These speedy baked lentil balls make a great partner to zingy sweetcorn, tomato and coriander salsa and harissa spiced rice. Lentils are a great protein source, packed with fibre and a deep earthy flavour, perfect in this dish.
562 calories • 77g carbs • 19g fat • 21g protein
1. Preheat the oven to 200C / gas mark 6 and boil a kettle. Rinse the brown rice and place in a saucepan with 400ml boiling water and a pinch of sea salt. Simmer for 20-25 mins, then drain.
2. Roughly chop the the onion and red pepper into bite-sized pieces. Finely chop the coriander. In a small bowl, mix the chia seeds with 2 tbsp cold water.
3. To make the harissa lentil balls; drain and rinse the lentils, place in a bowl, mash with the back of a fork or a potato masher. Mix with the soaked chia seeds, chickpea flour, ground coriander, harissa paste and half of the chopped coriander. Season with sea salt and black pepper and form into 12 small balls.

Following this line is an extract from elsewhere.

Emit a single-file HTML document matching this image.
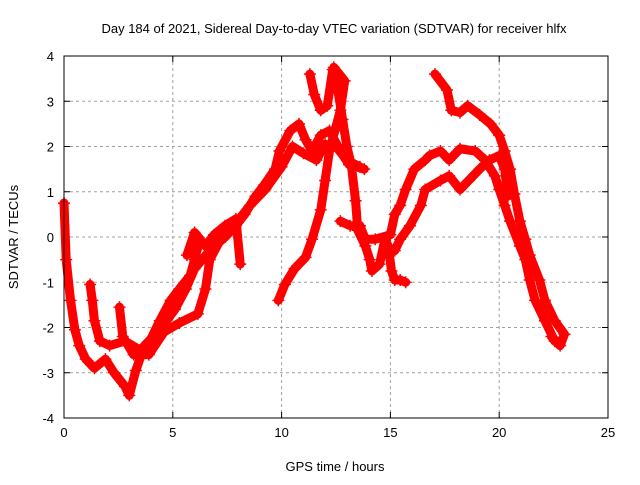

4. Place the lentil balls on one side of a baking tray and place the red pepper and onion alongside, drizzle with 1 tbsp oil. Place in the oven for 15-20 mins until the lentil balls are turning golden.
5. To make a sweetcorn salsa; finely chop the cherry tomatoes and drain the sweetcorn. Mix the sweetcorn with the chopped tomatoes, remaining coriander and the juice from the lime.
6. Stir the sundried tomato paste, roasted onion and red pepper into the cooked rice and season with sea salt and black pepper to taste.
7. Serve the lentil balls alongside the harissa rice and the sweetcorn salsa.